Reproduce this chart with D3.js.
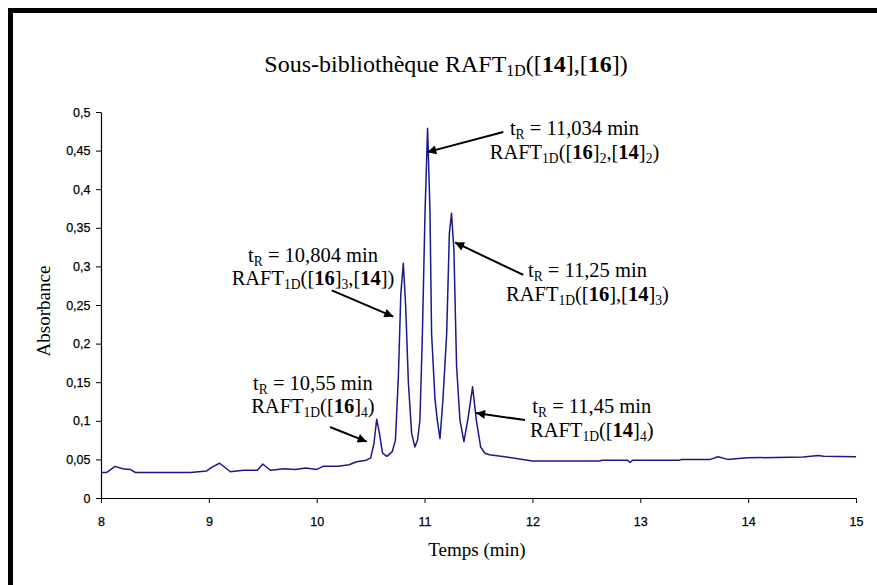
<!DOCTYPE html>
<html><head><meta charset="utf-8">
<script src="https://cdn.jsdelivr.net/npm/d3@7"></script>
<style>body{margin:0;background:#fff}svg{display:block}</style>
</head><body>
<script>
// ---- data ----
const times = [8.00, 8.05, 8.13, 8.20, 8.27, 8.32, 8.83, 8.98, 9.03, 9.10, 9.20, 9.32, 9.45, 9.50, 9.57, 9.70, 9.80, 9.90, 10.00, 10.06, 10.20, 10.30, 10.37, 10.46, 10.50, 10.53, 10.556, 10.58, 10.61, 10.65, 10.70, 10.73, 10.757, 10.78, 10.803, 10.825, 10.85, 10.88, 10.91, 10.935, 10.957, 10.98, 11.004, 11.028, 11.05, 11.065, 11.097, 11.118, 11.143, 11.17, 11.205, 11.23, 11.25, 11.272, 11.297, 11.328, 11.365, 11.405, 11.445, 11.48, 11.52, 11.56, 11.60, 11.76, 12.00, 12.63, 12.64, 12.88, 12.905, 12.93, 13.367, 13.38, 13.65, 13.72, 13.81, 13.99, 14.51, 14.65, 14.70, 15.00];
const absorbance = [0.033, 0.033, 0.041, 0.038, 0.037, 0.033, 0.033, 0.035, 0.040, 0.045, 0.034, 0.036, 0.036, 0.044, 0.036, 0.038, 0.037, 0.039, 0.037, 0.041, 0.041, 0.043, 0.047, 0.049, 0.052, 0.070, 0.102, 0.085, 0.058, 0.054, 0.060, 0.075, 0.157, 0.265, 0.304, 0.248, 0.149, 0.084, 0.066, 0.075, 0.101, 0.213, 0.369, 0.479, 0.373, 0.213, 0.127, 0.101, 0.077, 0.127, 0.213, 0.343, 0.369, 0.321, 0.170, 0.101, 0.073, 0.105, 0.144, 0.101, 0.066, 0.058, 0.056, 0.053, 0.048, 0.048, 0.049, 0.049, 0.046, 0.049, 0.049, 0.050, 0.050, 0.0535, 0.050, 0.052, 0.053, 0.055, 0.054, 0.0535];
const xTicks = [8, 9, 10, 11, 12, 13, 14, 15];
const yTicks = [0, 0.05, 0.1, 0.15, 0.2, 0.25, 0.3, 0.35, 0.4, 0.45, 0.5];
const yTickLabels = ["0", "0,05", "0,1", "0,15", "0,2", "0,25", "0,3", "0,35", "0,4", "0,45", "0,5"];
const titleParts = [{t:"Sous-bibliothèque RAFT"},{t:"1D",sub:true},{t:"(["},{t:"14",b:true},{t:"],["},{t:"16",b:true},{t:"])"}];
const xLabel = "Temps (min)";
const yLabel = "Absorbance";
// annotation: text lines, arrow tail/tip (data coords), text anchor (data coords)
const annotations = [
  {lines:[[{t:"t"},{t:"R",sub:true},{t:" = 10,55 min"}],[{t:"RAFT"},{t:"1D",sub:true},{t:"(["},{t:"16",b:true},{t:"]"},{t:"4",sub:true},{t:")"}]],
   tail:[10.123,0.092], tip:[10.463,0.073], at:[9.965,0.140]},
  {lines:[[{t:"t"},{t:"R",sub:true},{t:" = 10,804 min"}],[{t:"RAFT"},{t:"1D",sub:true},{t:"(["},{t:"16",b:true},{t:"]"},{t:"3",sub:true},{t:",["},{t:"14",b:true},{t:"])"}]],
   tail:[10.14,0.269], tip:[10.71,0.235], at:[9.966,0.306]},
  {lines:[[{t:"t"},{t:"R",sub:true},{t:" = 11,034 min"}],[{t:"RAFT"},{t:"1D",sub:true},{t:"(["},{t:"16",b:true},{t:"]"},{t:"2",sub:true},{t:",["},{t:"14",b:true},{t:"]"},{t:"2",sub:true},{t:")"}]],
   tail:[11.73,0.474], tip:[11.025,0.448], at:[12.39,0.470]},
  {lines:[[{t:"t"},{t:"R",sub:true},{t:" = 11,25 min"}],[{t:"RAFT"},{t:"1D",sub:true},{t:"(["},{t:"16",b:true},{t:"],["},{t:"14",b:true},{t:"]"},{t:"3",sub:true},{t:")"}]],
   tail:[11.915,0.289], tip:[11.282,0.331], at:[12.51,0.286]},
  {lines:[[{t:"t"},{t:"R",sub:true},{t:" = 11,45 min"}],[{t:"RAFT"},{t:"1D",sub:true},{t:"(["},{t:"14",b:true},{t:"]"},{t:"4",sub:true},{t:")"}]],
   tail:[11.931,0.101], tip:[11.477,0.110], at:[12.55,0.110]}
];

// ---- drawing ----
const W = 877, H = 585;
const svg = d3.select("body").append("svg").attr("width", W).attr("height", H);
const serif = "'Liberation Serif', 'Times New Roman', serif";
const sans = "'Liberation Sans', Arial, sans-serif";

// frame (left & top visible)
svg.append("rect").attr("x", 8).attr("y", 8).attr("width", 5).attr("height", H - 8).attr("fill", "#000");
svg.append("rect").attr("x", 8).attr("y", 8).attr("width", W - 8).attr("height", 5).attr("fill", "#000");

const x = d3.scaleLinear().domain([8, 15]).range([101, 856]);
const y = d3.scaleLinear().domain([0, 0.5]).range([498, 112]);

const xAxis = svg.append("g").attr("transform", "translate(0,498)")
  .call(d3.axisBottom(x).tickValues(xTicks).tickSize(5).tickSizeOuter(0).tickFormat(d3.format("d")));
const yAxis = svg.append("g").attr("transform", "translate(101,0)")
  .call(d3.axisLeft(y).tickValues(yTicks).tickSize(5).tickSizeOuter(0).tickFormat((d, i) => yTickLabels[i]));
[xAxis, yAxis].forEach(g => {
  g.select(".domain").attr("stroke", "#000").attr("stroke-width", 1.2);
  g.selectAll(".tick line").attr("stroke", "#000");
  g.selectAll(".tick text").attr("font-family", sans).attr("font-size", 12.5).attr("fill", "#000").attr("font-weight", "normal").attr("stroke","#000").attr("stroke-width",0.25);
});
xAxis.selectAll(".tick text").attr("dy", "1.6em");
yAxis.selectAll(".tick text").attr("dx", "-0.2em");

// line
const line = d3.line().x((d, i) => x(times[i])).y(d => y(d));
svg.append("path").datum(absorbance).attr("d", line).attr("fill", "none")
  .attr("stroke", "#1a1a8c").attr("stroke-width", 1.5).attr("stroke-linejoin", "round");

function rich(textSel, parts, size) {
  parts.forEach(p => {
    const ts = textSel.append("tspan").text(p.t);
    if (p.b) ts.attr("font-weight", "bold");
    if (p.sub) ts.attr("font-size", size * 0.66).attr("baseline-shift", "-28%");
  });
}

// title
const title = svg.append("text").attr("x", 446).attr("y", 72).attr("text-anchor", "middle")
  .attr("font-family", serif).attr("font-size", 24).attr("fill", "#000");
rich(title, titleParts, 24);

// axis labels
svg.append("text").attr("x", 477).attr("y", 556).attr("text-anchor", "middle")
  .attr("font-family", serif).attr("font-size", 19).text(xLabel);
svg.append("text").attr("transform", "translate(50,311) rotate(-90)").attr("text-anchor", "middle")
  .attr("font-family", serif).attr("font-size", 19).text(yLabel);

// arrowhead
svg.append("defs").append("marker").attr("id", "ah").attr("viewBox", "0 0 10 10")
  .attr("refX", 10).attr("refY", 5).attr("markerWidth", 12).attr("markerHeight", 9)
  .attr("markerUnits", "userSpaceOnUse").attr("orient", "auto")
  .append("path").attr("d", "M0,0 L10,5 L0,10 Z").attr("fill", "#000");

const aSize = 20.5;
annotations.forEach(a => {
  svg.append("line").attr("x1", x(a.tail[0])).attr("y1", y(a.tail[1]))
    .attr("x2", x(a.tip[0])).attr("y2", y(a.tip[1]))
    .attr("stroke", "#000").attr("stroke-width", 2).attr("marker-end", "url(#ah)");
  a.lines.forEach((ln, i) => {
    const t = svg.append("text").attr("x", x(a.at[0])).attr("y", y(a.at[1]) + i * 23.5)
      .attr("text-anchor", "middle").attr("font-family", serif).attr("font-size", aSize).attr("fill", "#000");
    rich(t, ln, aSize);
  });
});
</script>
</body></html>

==

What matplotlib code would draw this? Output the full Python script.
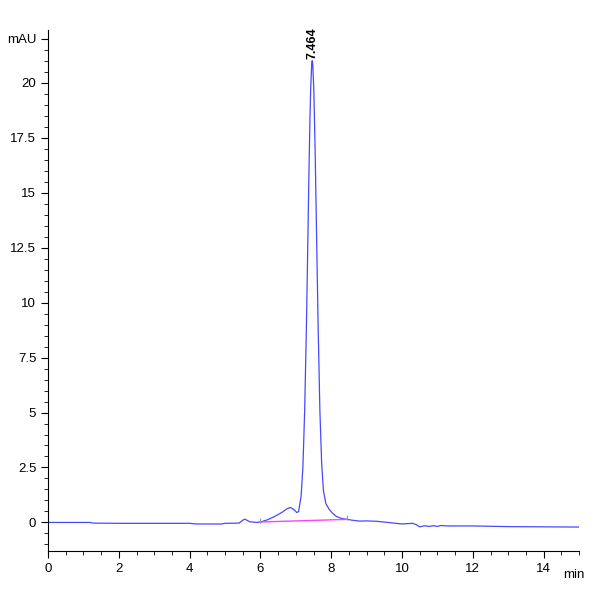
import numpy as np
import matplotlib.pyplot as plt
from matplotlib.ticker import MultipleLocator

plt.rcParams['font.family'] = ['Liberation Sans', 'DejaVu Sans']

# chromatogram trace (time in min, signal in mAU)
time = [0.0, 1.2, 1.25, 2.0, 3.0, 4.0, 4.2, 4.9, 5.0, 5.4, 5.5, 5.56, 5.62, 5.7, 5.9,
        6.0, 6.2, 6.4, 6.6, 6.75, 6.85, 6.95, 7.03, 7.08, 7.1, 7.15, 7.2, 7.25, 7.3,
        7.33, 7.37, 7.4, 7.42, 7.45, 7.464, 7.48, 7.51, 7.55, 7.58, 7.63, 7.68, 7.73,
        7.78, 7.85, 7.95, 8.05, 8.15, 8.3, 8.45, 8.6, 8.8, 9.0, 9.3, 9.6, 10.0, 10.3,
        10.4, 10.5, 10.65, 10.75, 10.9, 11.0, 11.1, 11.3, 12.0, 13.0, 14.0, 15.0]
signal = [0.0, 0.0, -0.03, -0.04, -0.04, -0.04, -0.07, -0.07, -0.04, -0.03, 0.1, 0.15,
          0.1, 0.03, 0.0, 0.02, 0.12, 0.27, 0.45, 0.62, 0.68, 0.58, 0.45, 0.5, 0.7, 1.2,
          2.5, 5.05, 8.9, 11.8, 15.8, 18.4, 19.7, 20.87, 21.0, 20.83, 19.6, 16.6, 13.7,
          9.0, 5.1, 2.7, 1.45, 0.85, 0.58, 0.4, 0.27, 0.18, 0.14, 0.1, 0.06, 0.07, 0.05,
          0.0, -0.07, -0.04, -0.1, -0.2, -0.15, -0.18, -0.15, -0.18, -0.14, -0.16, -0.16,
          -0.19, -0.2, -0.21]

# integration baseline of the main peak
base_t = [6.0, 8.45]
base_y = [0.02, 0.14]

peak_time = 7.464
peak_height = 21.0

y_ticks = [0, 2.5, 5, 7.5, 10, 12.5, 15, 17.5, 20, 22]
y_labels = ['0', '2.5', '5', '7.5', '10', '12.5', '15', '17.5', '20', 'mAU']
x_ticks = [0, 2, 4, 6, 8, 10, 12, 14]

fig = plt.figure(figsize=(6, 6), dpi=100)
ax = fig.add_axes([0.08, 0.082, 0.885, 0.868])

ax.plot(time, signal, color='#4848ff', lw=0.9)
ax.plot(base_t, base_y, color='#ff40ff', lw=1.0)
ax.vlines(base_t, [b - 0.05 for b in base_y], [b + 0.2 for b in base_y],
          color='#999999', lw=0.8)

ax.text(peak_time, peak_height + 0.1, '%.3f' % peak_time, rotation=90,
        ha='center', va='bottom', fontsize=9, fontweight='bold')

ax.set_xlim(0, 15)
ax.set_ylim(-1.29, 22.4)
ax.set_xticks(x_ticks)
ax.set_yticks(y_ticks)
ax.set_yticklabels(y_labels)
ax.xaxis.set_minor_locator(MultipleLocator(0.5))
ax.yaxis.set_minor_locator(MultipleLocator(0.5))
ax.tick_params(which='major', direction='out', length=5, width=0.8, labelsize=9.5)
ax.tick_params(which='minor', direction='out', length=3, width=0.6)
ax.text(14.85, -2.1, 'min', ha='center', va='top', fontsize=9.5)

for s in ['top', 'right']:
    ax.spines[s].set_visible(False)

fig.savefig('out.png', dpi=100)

Description of the task
Only the lines starting at the line with "What matplotlib code" and ending at the line with "color='#999999', lw=0.8)" should be printed again, exactly and with both ends kept; omit the pictures.

Exercise output
What matplotlib code would draw this? Output the full Python script.
import numpy as np
import matplotlib.pyplot as plt
from matplotlib.ticker import MultipleLocator

plt.rcParams['font.family'] = ['Liberation Sans', 'DejaVu Sans']

# chromatogram trace (time in min, signal in mAU)
time = [0.0, 1.2, 1.25, 2.0, 3.0, 4.0, 4.2, 4.9, 5.0, 5.4, 5.5, 5.56, 5.62, 5.7, 5.9,
        6.0, 6.2, 6.4, 6.6, 6.75, 6.85, 6.95, 7.03, 7.08, 7.1, 7.15, 7.2, 7.25, 7.3,
        7.33, 7.37, 7.4, 7.42, 7.45, 7.464, 7.48, 7.51, 7.55, 7.58, 7.63, 7.68, 7.73,
        7.78, 7.85, 7.95, 8.05, 8.15, 8.3, 8.45, 8.6, 8.8, 9.0, 9.3, 9.6, 10.0, 10.3,
        10.4, 10.5, 10.65, 10.75, 10.9, 11.0, 11.1, 11.3, 12.0, 13.0, 14.0, 15.0]
signal = [0.0, 0.0, -0.03, -0.04, -0.04, -0.04, -0.07, -0.07, -0.04, -0.03, 0.1, 0.15,
          0.1, 0.03, 0.0, 0.02, 0.12, 0.27, 0.45, 0.62, 0.68, 0.58, 0.45, 0.5, 0.7, 1.2,
          2.5, 5.05, 8.9, 11.8, 15.8, 18.4, 19.7, 20.87, 21.0, 20.83, 19.6, 16.6, 13.7,
          9.0, 5.1, 2.7, 1.45, 0.85, 0.58, 0.4, 0.27, 0.18, 0.14, 0.1, 0.06, 0.07, 0.05,
          0.0, -0.07, -0.04, -0.1, -0.2, -0.15, -0.18, -0.15, -0.18, -0.14, -0.16, -0.16,
          -0.19, -0.2, -0.21]

# integration baseline of the main peak
base_t = [6.0, 8.45]
base_y = [0.02, 0.14]

peak_time = 7.464
peak_height = 21.0

y_ticks = [0, 2.5, 5, 7.5, 10, 12.5, 15, 17.5, 20, 22]
y_labels = ['0', '2.5', '5', '7.5', '10', '12.5', '15', '17.5', '20', 'mAU']
x_ticks = [0, 2, 4, 6, 8, 10, 12, 14]

fig = plt.figure(figsize=(6, 6), dpi=100)
ax = fig.add_axes([0.08, 0.082, 0.885, 0.868])

ax.plot(time, signal, color='#4848ff', lw=0.9)
ax.plot(base_t, base_y, color='#ff40ff', lw=1.0)
ax.vlines(base_t, [b - 0.05 for b in base_y], [b + 0.2 for b in base_y],
          color='#999999', lw=0.8)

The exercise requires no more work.